DATASET EXCERPT
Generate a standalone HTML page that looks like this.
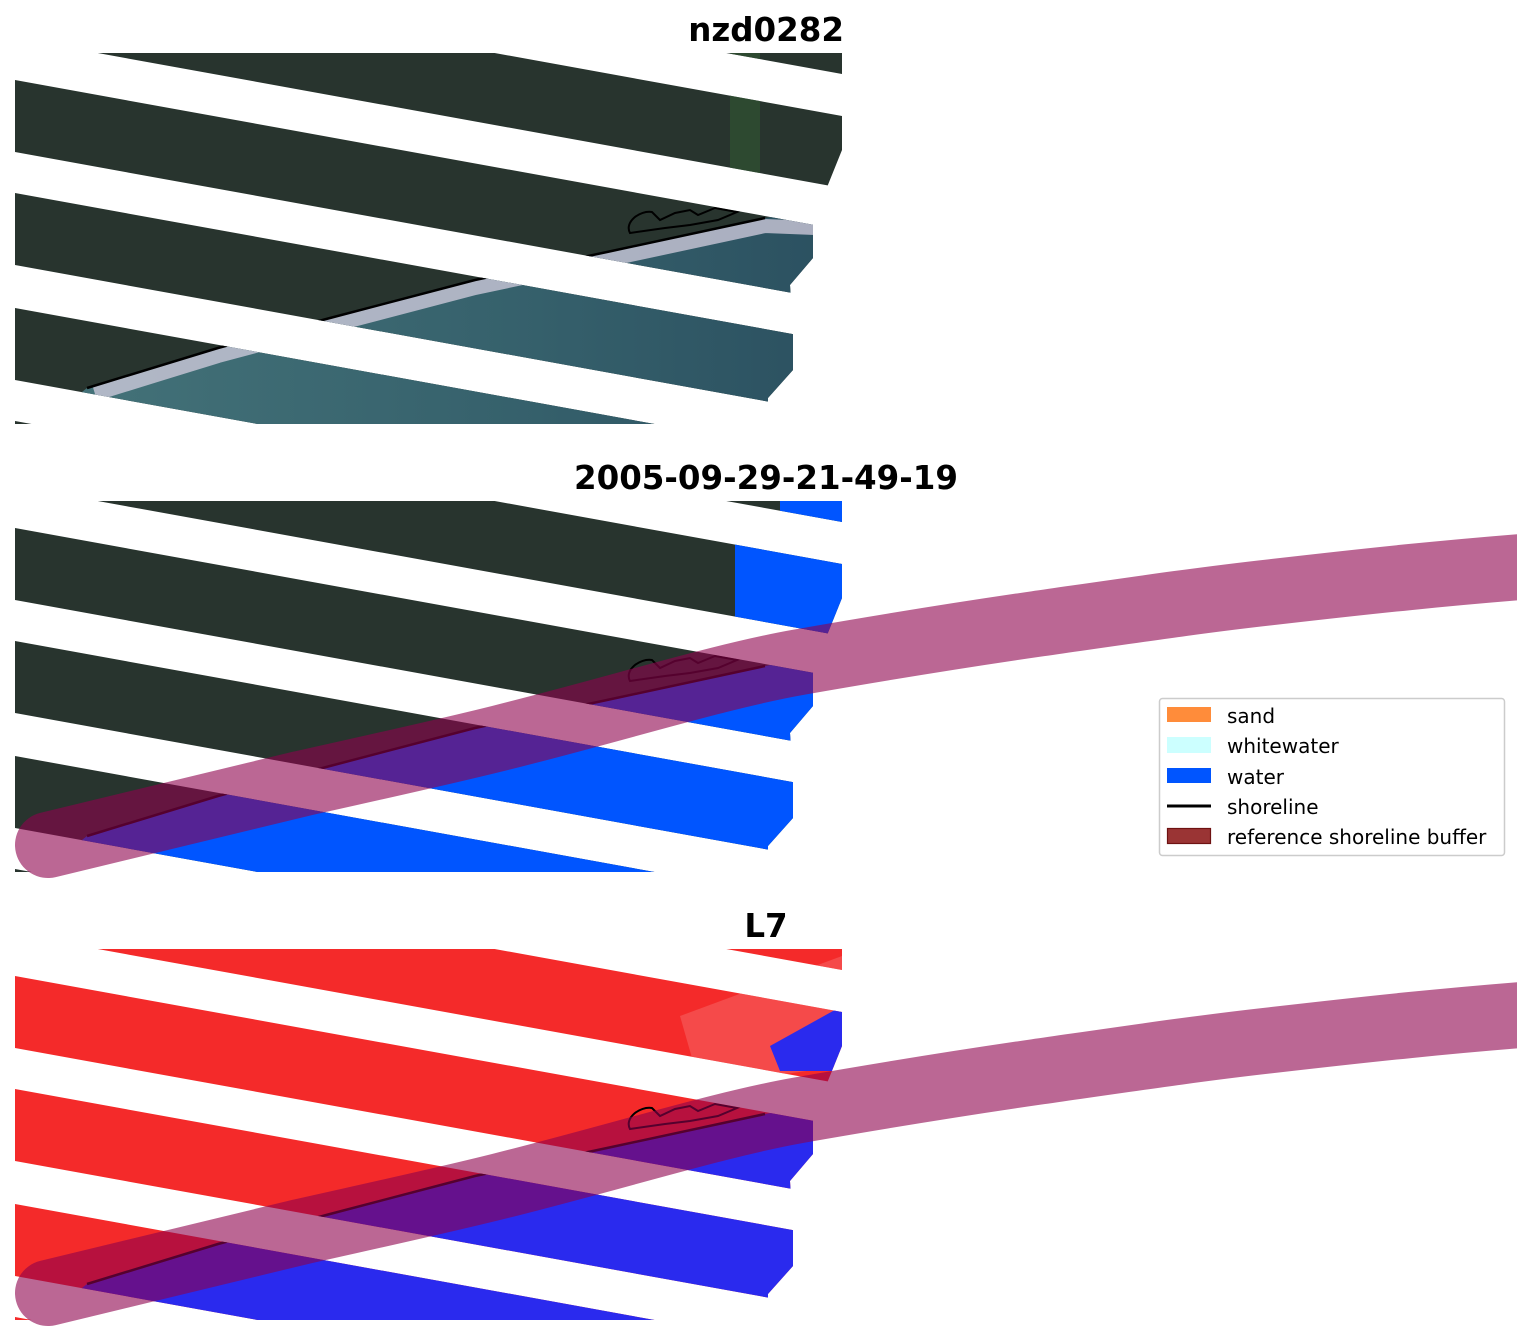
<!DOCTYPE html>
<html><head><meta charset="utf-8"><style>
html,body{margin:0;padding:0;background:#fff;}
svg{display:block;}
text{font-family:"DejaVu Sans","Liberation Sans",sans-serif;}
</style></head><body>
<svg width="1531" height="1337" viewBox="0 0 1531 1337" xmlns="http://www.w3.org/2000/svg">
<defs>
<clipPath id="st" clipPathUnits="userSpaceOnUse">
 <polygon points="15,-148 842,2 842,74 15,-76"/>
 <polygon points="15,-34 842,116 842,188 15,38"/>
 <polygon points="15,80 842,230 842,302 15,152"/>
 <polygon points="15,193 842,343 842,415 15,265"/>
 <polygon points="15,308 842,458 842,530 15,380"/>
 <polygon points="15,421 842,571 842,643 15,493"/>
</clipPath>
<clipPath id="bd" clipPathUnits="userSpaceOnUse">
 <polygon points="15,53 842,53 842,150 813,222 813,258 790,285 793,330 793,370 768,398 768,424 15,424"/>
</clipPath>
<clipPath id="bandclip" clipPathUnits="userSpaceOnUse">
 <rect x="0" y="0" width="1517" height="440"/>
</clipPath>
<linearGradient id="wt" x1="0" y1="0" x2="1" y2="0">
 <stop offset="0" stop-color="#45747a"/><stop offset="0.6" stop-color="#36616c"/><stop offset="1" stop-color="#2b5060"/>
</linearGradient>
</defs>

<!-- Panel 1 -->
<text x="844" y="41" text-anchor="end" font-size="32.5" font-weight="bold">nzd0282</text>
<g clip-path="url(#bd)"><g clip-path="url(#st)">
 <rect x="0" y="40" width="850" height="400" fill="#28342e"/>
 <rect x="730" y="53" width="30" height="120" fill="#2f5232" opacity="0.7"/>
 <polygon points="15,445 87,388 218,348 330,318 475,280 607,252 765,218 842,205 842,440 15,440" fill="url(#wt)"/>
 <polyline points="95,394 218,356 330,326 475,288 607,260 765,226 815,228" fill="none" stroke="#d6cfe0" stroke-width="14" opacity="0.75"/>
 <polyline points="87,388 218,348 330,318 475,280 607,252 765,218" fill="none" stroke="#000" stroke-width="2.5"/>
 <path d="M630,233 C624,222 640,210 652,212 L660,220 L675,213 L690,210 L698,215 L715,208 L737,212 L718,220 L690,225 L665,228 Z" fill="none" stroke="#000" stroke-width="2"/>
</g></g>

<!-- Panel 2 -->
<text x="766" y="489" text-anchor="middle" font-size="32.5" font-weight="bold">2005-09-29-21-49-19</text>
<g transform="translate(0,448)">
<g clip-path="url(#bd)"><g clip-path="url(#st)">
 <rect x="0" y="40" width="850" height="400" fill="#28342e"/>
 <polygon points="15,445 87,388 218,348 330,318 475,280 607,252 765,218 842,205 842,440 15,440" fill="#0055ff"/>
 <polygon points="735,90 842,90 842,215 735,175" fill="#0055ff"/>
 <polygon points="780,40 842,40 842,80 780,80" fill="#0055ff"/>
 <polyline points="87,388 218,348 330,318 475,280 607,252 765,218" fill="none" stroke="#000" stroke-width="2.5"/>
 <path d="M630,233 C624,222 640,210 652,212 L660,220 L675,213 L690,210 L698,215 L715,208 L737,212 L718,220 L690,225 L665,228 Z" fill="none" stroke="#000" stroke-width="2"/>
</g></g>
<g clip-path="url(#bandclip)">
<path d="M48,397 C150,372 250,348 300,336 C380,318 440,305 500,290 C620,260 720,228 800,214 C880,200 960,187 1036,176 C1120,164 1200,152 1273,144 C1360,134 1450,124 1560,116" fill="none" stroke="#8e024d" stroke-opacity="0.6" stroke-width="66" stroke-linecap="round"/>
</g>
</g>

<!-- Legend -->
<rect x="1159.5" y="698.5" width="345" height="157" rx="3" fill="#fff" stroke="#cccccc" stroke-width="1.5"/>
<rect x="1167" y="707" width="44" height="15" fill="#ff8c3a"/>
<rect x="1167" y="737" width="44" height="16" fill="#ccffff"/>
<rect x="1167" y="768" width="44" height="15" fill="#0055ff"/>
<line x1="1167" y1="806" x2="1211" y2="806" stroke="#000" stroke-width="3"/>
<rect x="1167.5" y="828.5" width="43" height="15" fill="#9a3434" stroke="#6e1212" stroke-width="1.2"/>
<g font-size="20" fill="#000">
<text x="1227" y="723">sand</text>
<text x="1227" y="753">whitewater</text>
<text x="1227" y="784">water</text>
<text x="1227" y="814">shoreline</text>
<text x="1227" y="844">reference shoreline buffer</text>
</g>

<!-- Panel 3 -->
<text x="766" y="937" text-anchor="middle" font-size="32.5" font-weight="bold">L7</text>
<g transform="translate(0,896)">
<g clip-path="url(#bd)"><g clip-path="url(#st)">
 <rect x="0" y="40" width="850" height="400" fill="#f42a2a"/>
 <polygon points="680,120 842,60 842,170 700,190" fill="#f56a6a" opacity="0.5"/>
 <polygon points="15,445 87,388 218,348 330,318 475,280 607,252 765,218 842,205 842,440 15,440" fill="#2a2aee"/>
 <polygon points="770,150 842,110 842,175 780,175" fill="#2a2aee"/>
 <polyline points="87,388 218,348 330,318 475,280 607,252 765,218" fill="none" stroke="#000" stroke-width="2.5"/>
 <path d="M630,233 C624,222 640,210 652,212 L660,220 L675,213 L690,210 L698,215 L715,208 L737,212 L718,220 L690,225 L665,228 Z" fill="none" stroke="#000" stroke-width="2"/>
</g></g>
<g clip-path="url(#bandclip)">
<path d="M48,397 C150,372 250,348 300,336 C380,318 440,305 500,290 C620,260 720,228 800,214 C880,200 960,187 1036,176 C1120,164 1200,152 1273,144 C1360,134 1450,124 1560,116" fill="none" stroke="#8e024d" stroke-opacity="0.6" stroke-width="66" stroke-linecap="round"/>
</g>
</g>
</svg>
</body></html>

YOUR GOAL
Every line above should be returned exactly; the pictures stay out.

RESULT FOR THIS TASK
Generate a standalone HTML page that looks like this.
<!DOCTYPE html>
<html><head><meta charset="utf-8"><style>
html,body{margin:0;padding:0;background:#fff;}
svg{display:block;}
text{font-family:"DejaVu Sans","Liberation Sans",sans-serif;}
</style></head><body>
<svg width="1531" height="1337" viewBox="0 0 1531 1337" xmlns="http://www.w3.org/2000/svg">
<defs>
<clipPath id="st" clipPathUnits="userSpaceOnUse">
 <polygon points="15,-148 842,2 842,74 15,-76"/>
 <polygon points="15,-34 842,116 842,188 15,38"/>
 <polygon points="15,80 842,230 842,302 15,152"/>
 <polygon points="15,193 842,343 842,415 15,265"/>
 <polygon points="15,308 842,458 842,530 15,380"/>
 <polygon points="15,421 842,571 842,643 15,493"/>
</clipPath>
<clipPath id="bd" clipPathUnits="userSpaceOnUse">
 <polygon points="15,53 842,53 842,150 813,222 813,258 790,285 793,330 793,370 768,398 768,424 15,424"/>
</clipPath>
<clipPath id="bandclip" clipPathUnits="userSpaceOnUse">
 <rect x="0" y="0" width="1517" height="440"/>
</clipPath>
<linearGradient id="wt" x1="0" y1="0" x2="1" y2="0">
 <stop offset="0" stop-color="#45747a"/><stop offset="0.6" stop-color="#36616c"/><stop offset="1" stop-color="#2b5060"/>
</linearGradient>
</defs>

<!-- Panel 1 -->
<text x="844" y="41" text-anchor="end" font-size="32.5" font-weight="bold">nzd0282</text>
<g clip-path="url(#bd)"><g clip-path="url(#st)">
 <rect x="0" y="40" width="850" height="400" fill="#28342e"/>
 <rect x="730" y="53" width="30" height="120" fill="#2f5232" opacity="0.7"/>
 <polygon points="15,445 87,388 218,348 330,318 475,280 607,252 765,218 842,205 842,440 15,440" fill="url(#wt)"/>
 <polyline points="95,394 218,356 330,326 475,288 607,260 765,226 815,228" fill="none" stroke="#d6cfe0" stroke-width="14" opacity="0.75"/>
 <polyline points="87,388 218,348 330,318 475,280 607,252 765,218" fill="none" stroke="#000" stroke-width="2.5"/>
 <path d="M630,233 C624,222 640,210 652,212 L660,220 L675,213 L690,210 L698,215 L715,208 L737,212 L718,220 L690,225 L665,228 Z" fill="none" stroke="#000" stroke-width="2"/>
</g></g>

<!-- Panel 2 -->
<text x="766" y="489" text-anchor="middle" font-size="32.5" font-weight="bold">2005-09-29-21-49-19</text>
<g transform="translate(0,448)">
<g clip-path="url(#bd)"><g clip-path="url(#st)">
 <rect x="0" y="40" width="850" height="400" fill="#28342e"/>
 <polygon points="15,445 87,388 218,348 330,318 475,280 607,252 765,218 842,205 842,440 15,440" fill="#0055ff"/>
 <polygon points="735,90 842,90 842,215 735,175" fill="#0055ff"/>
 <polygon points="780,40 842,40 842,80 780,80" fill="#0055ff"/>
 <polyline points="87,388 218,348 330,318 475,280 607,252 765,218" fill="none" stroke="#000" stroke-width="2.5"/>
 <path d="M630,233 C624,222 640,210 652,212 L660,220 L675,213 L690,210 L698,215 L715,208 L737,212 L718,220 L690,225 L665,228 Z" fill="none" stroke="#000" stroke-width="2"/>
</g></g>
<g clip-path="url(#bandclip)">
<path d="M48,397 C150,372 250,348 300,336 C380,318 440,305 500,290 C620,260 720,228 800,214 C880,200 960,187 1036,176 C1120,164 1200,152 1273,144 C1360,134 1450,124 1560,116" fill="none" stroke="#8e024d" stroke-opacity="0.6" stroke-width="66" stroke-linecap="round"/>
</g>
</g>

<!-- Legend -->
<rect x="1159.5" y="698.5" width="345" height="157" rx="3" fill="#fff" stroke="#cccccc" stroke-width="1.5"/>
<rect x="1167" y="707" width="44" height="15" fill="#ff8c3a"/>
<rect x="1167" y="737" width="44" height="16" fill="#ccffff"/>
<rect x="1167" y="768" width="44" height="15" fill="#0055ff"/>
<line x1="1167" y1="806" x2="1211" y2="806" stroke="#000" stroke-width="3"/>
<rect x="1167.5" y="828.5" width="43" height="15" fill="#9a3434" stroke="#6e1212" stroke-width="1.2"/>
<g font-size="20" fill="#000">
<text x="1227" y="723">sand</text>
<text x="1227" y="753">whitewater</text>
<text x="1227" y="784">water</text>
<text x="1227" y="814">shoreline</text>
<text x="1227" y="844">reference shoreline buffer</text>
</g>

<!-- Panel 3 -->
<text x="766" y="937" text-anchor="middle" font-size="32.5" font-weight="bold">L7</text>
<g transform="translate(0,896)">
<g clip-path="url(#bd)"><g clip-path="url(#st)">
 <rect x="0" y="40" width="850" height="400" fill="#f42a2a"/>
 <polygon points="680,120 842,60 842,170 700,190" fill="#f56a6a" opacity="0.5"/>
 <polygon points="15,445 87,388 218,348 330,318 475,280 607,252 765,218 842,205 842,440 15,440" fill="#2a2aee"/>
 <polygon points="770,150 842,110 842,175 780,175" fill="#2a2aee"/>
 <polyline points="87,388 218,348 330,318 475,280 607,252 765,218" fill="none" stroke="#000" stroke-width="2.5"/>
 <path d="M630,233 C624,222 640,210 652,212 L660,220 L675,213 L690,210 L698,215 L715,208 L737,212 L718,220 L690,225 L665,228 Z" fill="none" stroke="#000" stroke-width="2"/>
</g></g>
<g clip-path="url(#bandclip)">
<path d="M48,397 C150,372 250,348 300,336 C380,318 440,305 500,290 C620,260 720,228 800,214 C880,200 960,187 1036,176 C1120,164 1200,152 1273,144 C1360,134 1450,124 1560,116" fill="none" stroke="#8e024d" stroke-opacity="0.6" stroke-width="66" stroke-linecap="round"/>
</g>
</g>
</svg>
</body></html>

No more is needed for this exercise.